The only man in Israel deemed worthy of writing it is Dr. As'ad Ghanem, who by chance or not, was also the main drafter of a document entitled "The Future Vision of the Palestinian Arabs in Israel." This document includes these civic pearls: "Israel is the outcome of a colonialist action which was initiated by the Jewish-Zionist elites ... [it] was established by colonial states ... it continues conflicting with its neighbors incessantly ... and implementing a colonialist policy ... Israel cannot be defined as a democratic state. It can be defined as an ethnocratic state ... the state must acknowledge responsibility for the Nakba ... [it] should recognize the Palestinian Arabs as an indigenous national group that has a right to choose its representatives directly." It also says that each side should run its own affairs and have a right to veto the other's decisions.

Ghanem advances these opinions, although less blatantly, in the civics textbook as well. In the part about the War of Independence he ignores the bloody Arab attacks before the war, including their refusal to accept the UN Partition Plan and the war they began a few hours after Israel's Declaration of Independence. Everything that happened in those days is "an accelerated conflict between Jews and Arabs ... which became more violent." The Jews, and only the Jews, are to blame for causing the refugee problem.
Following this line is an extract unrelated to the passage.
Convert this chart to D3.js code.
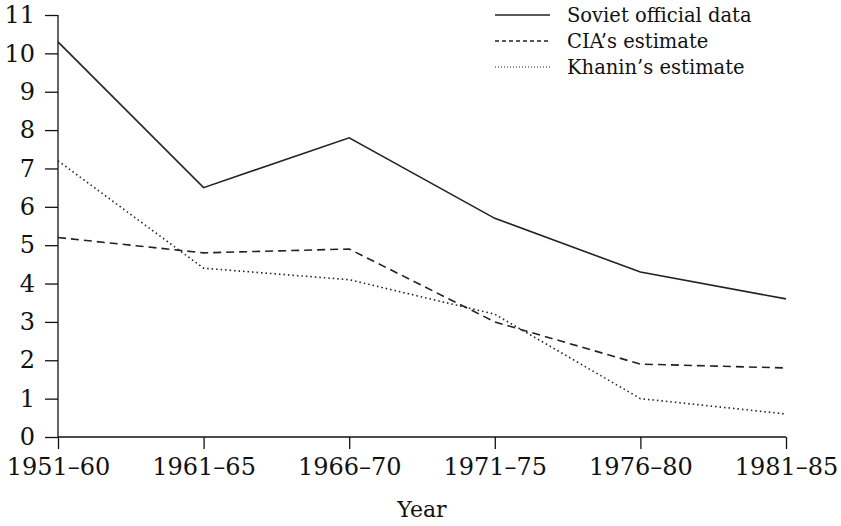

Those setting the Israeli citizenship curriculum have found these statements worthy of appearing in the Education Ministry's official book, without contrasting opinions. And the civics teachers in the ethnocratic, colonialist state - whose Arab citizens yesterday marked the 61st anniversary of the Nakba, the disaster of Israel's establishment - are obliged to teach them.

Even teachers outraged by this material must teach it. The civics matriculation exams are based on this book. What teacher would want to fail his students?

Professor Orit Ichilov of Tel Aviv University, who studies civic education in Israel, writes in one of her essays:

"While [teachers in] Western democracies advocate joint commitment to the nation, state and democracy, whenever the two conflict, Israel prefers universal democratic values to Jewish Zionist ones. This is unparalleled in any Western democracy today, where civics education includes democratic, humanist values as well as patriotism and pride in the national historical heritage."